The problems with Yooka-Laylee in comparison to its spiritual predecessor start — and largely end — where the game begins, in the tutorial.

Look familiar?

After a Banjo-esque introductory cutscene (the bad guy is bad, our heroes are lazy, but their paths intertwine and our heroes are sucked into the action), the perspective smoothly transitions to gameplay in the opening area, “Shipwreck Creek.” Much like how Banjo-Kazooie follows its first cinematic with gameplay in Spiral Mountain — a “world 0” of sorts meant to serve as a simultaneous tutorial and introductory level — Yooka-Laylee attempts to do the same with its heroes’ adopted home. The issue is that Shipwreck Creek fails to hold a candle to Spiral Mountain in many regards, and ultimately is a much clunkier tutorial than its nineteen-year-old predecessor. First impressions matter in games, and Yooka-Laylee fails to make a good one, especially when compared to its forerunners in the genre.

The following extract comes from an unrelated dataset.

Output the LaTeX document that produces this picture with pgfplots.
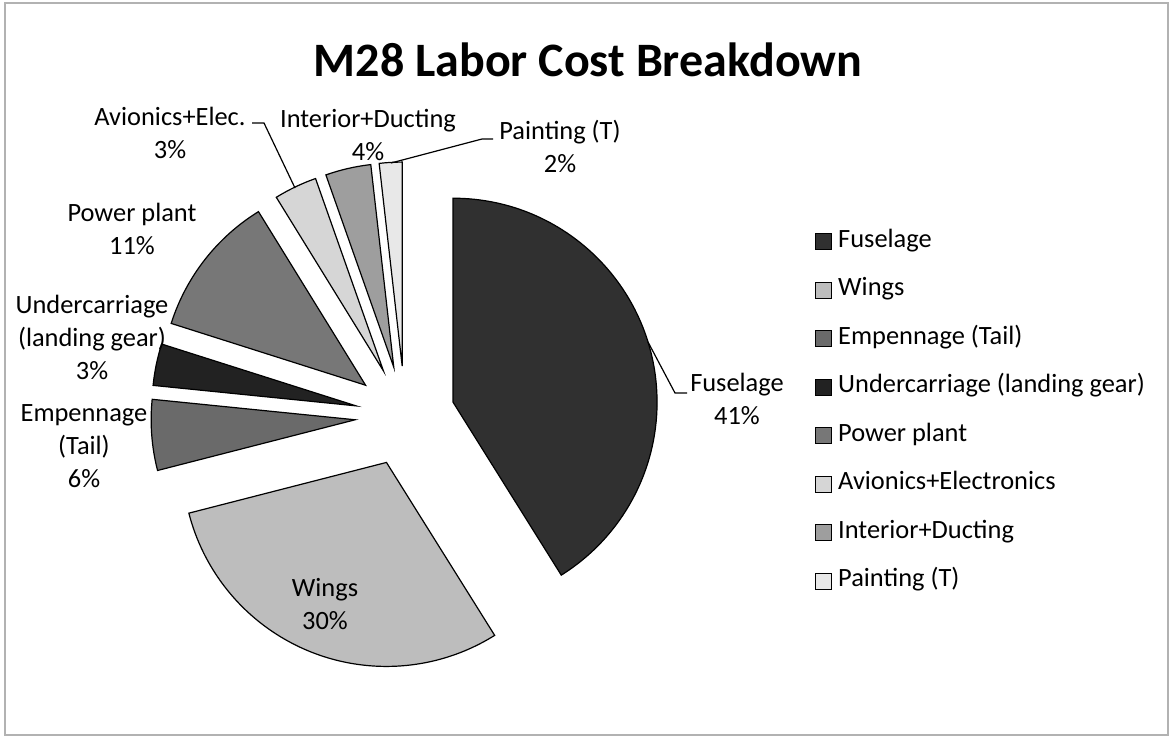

As soon as you take control of Yooka and Laylee in Shipwreck Creek, you’re presented with an open 3D environment right from the start — 360 degrees of full exploration. Before the player characters is a clear path forward, behind them lays a rock that the duo were lounging on…and to the left and right, a treasure chest and a steep ramp respectively. In merely the first few seconds of the game, its lacking design is already apparent. For all the player’s effort, Yooka and Laylee can’t open the chest or ascend the hill, because they haven’t unlocked the necessary abilities yet. While Banjo-Kazooie’s Spiral Mountain gradually teaches players a series of basic moves to get players acquainted with the controls, Playtonic grant their new characters rudimentary moves — a double-jump, swimming, Yooka’s extending tongue — from the start, with no explicit explanation (at least, not at first). While Banjo-Kazooie would have placed a Bottles molehill next to the treasure chest and hill to immediately teach the abilities needed to overcome these obstacles, Yooka-Laylee instead leaves players to discover for themselves that they simply can’t do this interaction yet, and that they should move on instead. While it may seem like a simple difference, this is actually a major rift in design between the game and its spiritual predecessor. Whereas Spiral Mountain encourages players to explore and discover new mechanics and hidden secrets — seven abilities and six health upgrade pieces in all — Shipwreck Creek merely nudges the player directly forward to the first, and only, new ability to be learned in the area.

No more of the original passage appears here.